§ **DATA**:
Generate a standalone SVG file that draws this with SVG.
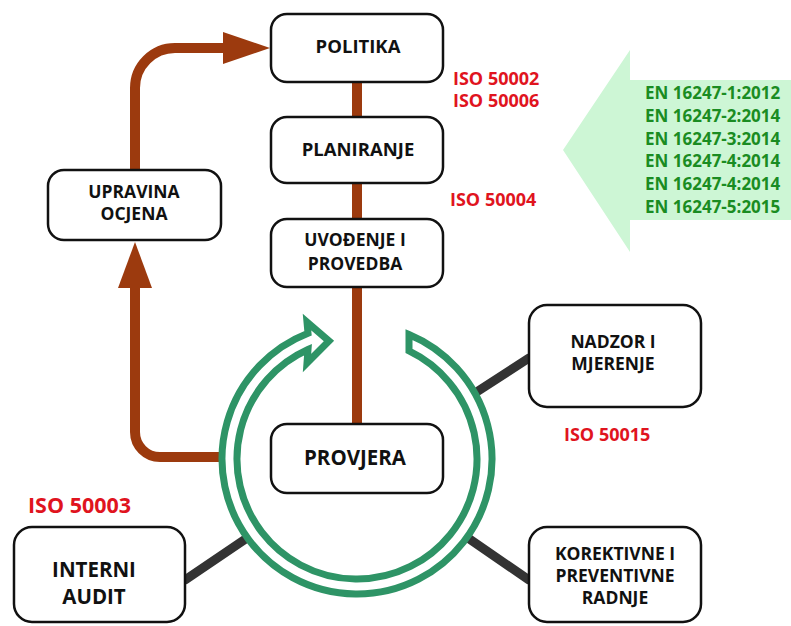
<svg xmlns="http://www.w3.org/2000/svg" width="791" height="626" viewBox="0 0 791 626">
<style>
.box{fill:#fff;stroke:#111;stroke-width:2.5}
.t{font-family:"Open Sans","Liberation Sans",sans-serif;font-weight:bold;font-size:17.5px;fill:#111;text-anchor:middle}
.big{font-size:20.5px}
.iso{font-family:"Open Sans","Liberation Sans",sans-serif;font-weight:bold;font-size:18px;fill:#e0141e}
.en{font-family:"Open Sans","Liberation Sans",sans-serif;font-weight:bold;font-size:17px;fill:#1a8c22}
.brown{fill:none;stroke:#9c3a0e;stroke-width:10}
.gray{stroke:#333;stroke-width:9;stroke-linecap:round}
</style>
<rect width="791" height="626" fill="#fff"/>
<polygon points="563,150 630,50 630,80 791,80 791,220 630,220 630,252" fill="#cdf6d5"/>
<g id="en-list">
<text class="en" x="645" y="99">EN 16247-1:2012</text>
<text class="en" x="645" y="122">EN 16247-2:2014</text>
<text class="en" x="645" y="145">EN 16247-3:2014</text>
<text class="en" x="645" y="167">EN 16247-4:2014</text>
<text class="en" x="645" y="190">EN 16247-4:2014</text>
<text class="en" x="645" y="213">EN 16247-5:2015</text>
</g>
<g id="connectors">
<line class="brown" x1="357" y1="82" x2="357" y2="425"/>
<path class="brown" d="M220,457 H160 A25,25 0 0 1 135,432 V285"/>
<polygon points="135,242 118,288 152,288" fill="#9c3a0e"/>
<path class="brown" d="M135,170 V88 A40,40 0 0 1 175,48 H226"/>
<polygon points="270,48 223,32 223,64" fill="#9c3a0e"/>
<line class="gray" x1="185" y1="580" x2="247" y2="538"/>
<line class="gray" x1="475" y1="393" x2="529" y2="358"/>
<line class="gray" x1="468" y1="538" x2="529" y2="580"/>
</g>
<path id="cycle" d="M409,334.4 A135,135 0 1 1 308,333.2 L307,322 L329,341 L307,363 L308,349.5 A120,120 0 1 0 409,350.9 Z" fill="#fff" stroke="#2e9466" stroke-width="7" stroke-linejoin="miter"/>
<g id="politika"><rect class="box" x="271" y="14" width="172" height="68" rx="16"/><text class="t" x="358" y="53" style="font-size:18.5px">POLITIKA</text></g>
<g id="planiranje"><rect class="box" x="271" y="117" width="172" height="66" rx="16"/><text class="t" x="358" y="156" style="font-size:18.5px">PLANIRANJE</text></g>
<g id="uvodenje"><rect class="box" x="271" y="219" width="172" height="68" rx="16"/><text class="t" x="355" y="246">UVOĐENJE I</text><text class="t" x="355" y="270">PROVEDBA</text></g>
<g id="provjera"><rect class="box" x="271" y="424" width="172" height="69" rx="16"/><text class="t big" x="355" y="465">PROVJERA</text></g>
<g id="upravina"><rect class="box" x="48" y="170" width="173" height="70" rx="16"/><text class="t" x="134" y="198">UPRAVINA</text><text class="t" x="134" y="220">OCJENA</text></g>
<g id="interni"><rect class="box" x="14" y="527" width="171" height="95" rx="18"/><text class="t big" x="94" y="577">INTERNI</text><text class="t big" x="94" y="604">AUDIT</text></g>
<g id="nadzor"><rect class="box" x="529" y="305" width="172" height="102" rx="18"/><text class="t" x="613" y="348">NADZOR I</text><text class="t" x="613" y="370">MJERENJE</text></g>
<g id="korektivne"><rect class="box" x="529" y="527" width="172" height="95" rx="18"/><text class="t" x="615" y="560">KOREKTIVNE I</text><text class="t" x="615" y="582">PREVENTIVNE</text><text class="t" x="615" y="604">RADNJE</text></g>
<g id="iso-labels">
<text class="iso" x="453" y="85">ISO 50002</text>
<text class="iso" x="453" y="107">ISO 50006</text>
<text class="iso" x="450" y="206">ISO 50004</text>
<text class="iso" x="564" y="441">ISO 50015</text>
<text class="iso" x="28" y="513" style="font-size:21.5px">ISO 50003</text>
</g>
</svg>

§ **PROBLEM TO SOLVE**: Give the data again exactly as written, with all pictures left out.

§ **REPLY TO THE EXERCISE**:
Generate a standalone SVG file that draws this with SVG.
<svg xmlns="http://www.w3.org/2000/svg" width="791" height="626" viewBox="0 0 791 626">
<style>
.box{fill:#fff;stroke:#111;stroke-width:2.5}
.t{font-family:"Open Sans","Liberation Sans",sans-serif;font-weight:bold;font-size:17.5px;fill:#111;text-anchor:middle}
.big{font-size:20.5px}
.iso{font-family:"Open Sans","Liberation Sans",sans-serif;font-weight:bold;font-size:18px;fill:#e0141e}
.en{font-family:"Open Sans","Liberation Sans",sans-serif;font-weight:bold;font-size:17px;fill:#1a8c22}
.brown{fill:none;stroke:#9c3a0e;stroke-width:10}
.gray{stroke:#333;stroke-width:9;stroke-linecap:round}
</style>
<rect width="791" height="626" fill="#fff"/>
<polygon points="563,150 630,50 630,80 791,80 791,220 630,220 630,252" fill="#cdf6d5"/>
<g id="en-list">
<text class="en" x="645" y="99">EN 16247-1:2012</text>
<text class="en" x="645" y="122">EN 16247-2:2014</text>
<text class="en" x="645" y="145">EN 16247-3:2014</text>
<text class="en" x="645" y="167">EN 16247-4:2014</text>
<text class="en" x="645" y="190">EN 16247-4:2014</text>
<text class="en" x="645" y="213">EN 16247-5:2015</text>
</g>
<g id="connectors">
<line class="brown" x1="357" y1="82" x2="357" y2="425"/>
<path class="brown" d="M220,457 H160 A25,25 0 0 1 135,432 V285"/>
<polygon points="135,242 118,288 152,288" fill="#9c3a0e"/>
<path class="brown" d="M135,170 V88 A40,40 0 0 1 175,48 H226"/>
<polygon points="270,48 223,32 223,64" fill="#9c3a0e"/>
<line class="gray" x1="185" y1="580" x2="247" y2="538"/>
<line class="gray" x1="475" y1="393" x2="529" y2="358"/>
<line class="gray" x1="468" y1="538" x2="529" y2="580"/>
</g>
<path id="cycle" d="M409,334.4 A135,135 0 1 1 308,333.2 L307,322 L329,341 L307,363 L308,349.5 A120,120 0 1 0 409,350.9 Z" fill="#fff" stroke="#2e9466" stroke-width="7" stroke-linejoin="miter"/>
<g id="politika"><rect class="box" x="271" y="14" width="172" height="68" rx="16"/><text class="t" x="358" y="53" style="font-size:18.5px">POLITIKA</text></g>
<g id="planiranje"><rect class="box" x="271" y="117" width="172" height="66" rx="16"/><text class="t" x="358" y="156" style="font-size:18.5px">PLANIRANJE</text></g>
<g id="uvodenje"><rect class="box" x="271" y="219" width="172" height="68" rx="16"/><text class="t" x="355" y="246">UVOĐENJE I</text><text class="t" x="355" y="270">PROVEDBA</text></g>
<g id="provjera"><rect class="box" x="271" y="424" width="172" height="69" rx="16"/><text class="t big" x="355" y="465">PROVJERA</text></g>
<g id="upravina"><rect class="box" x="48" y="170" width="173" height="70" rx="16"/><text class="t" x="134" y="198">UPRAVINA</text><text class="t" x="134" y="220">OCJENA</text></g>
<g id="interni"><rect class="box" x="14" y="527" width="171" height="95" rx="18"/><text class="t big" x="94" y="577">INTERNI</text><text class="t big" x="94" y="604">AUDIT</text></g>
<g id="nadzor"><rect class="box" x="529" y="305" width="172" height="102" rx="18"/><text class="t" x="613" y="348">NADZOR I</text><text class="t" x="613" y="370">MJERENJE</text></g>
<g id="korektivne"><rect class="box" x="529" y="527" width="172" height="95" rx="18"/><text class="t" x="615" y="560">KOREKTIVNE I</text><text class="t" x="615" y="582">PREVENTIVNE</text><text class="t" x="615" y="604">RADNJE</text></g>
<g id="iso-labels">
<text class="iso" x="453" y="85">ISO 50002</text>
<text class="iso" x="453" y="107">ISO 50006</text>
<text class="iso" x="450" y="206">ISO 50004</text>
<text class="iso" x="564" y="441">ISO 50015</text>
<text class="iso" x="28" y="513" style="font-size:21.5px">ISO 50003</text>
</g>
</svg>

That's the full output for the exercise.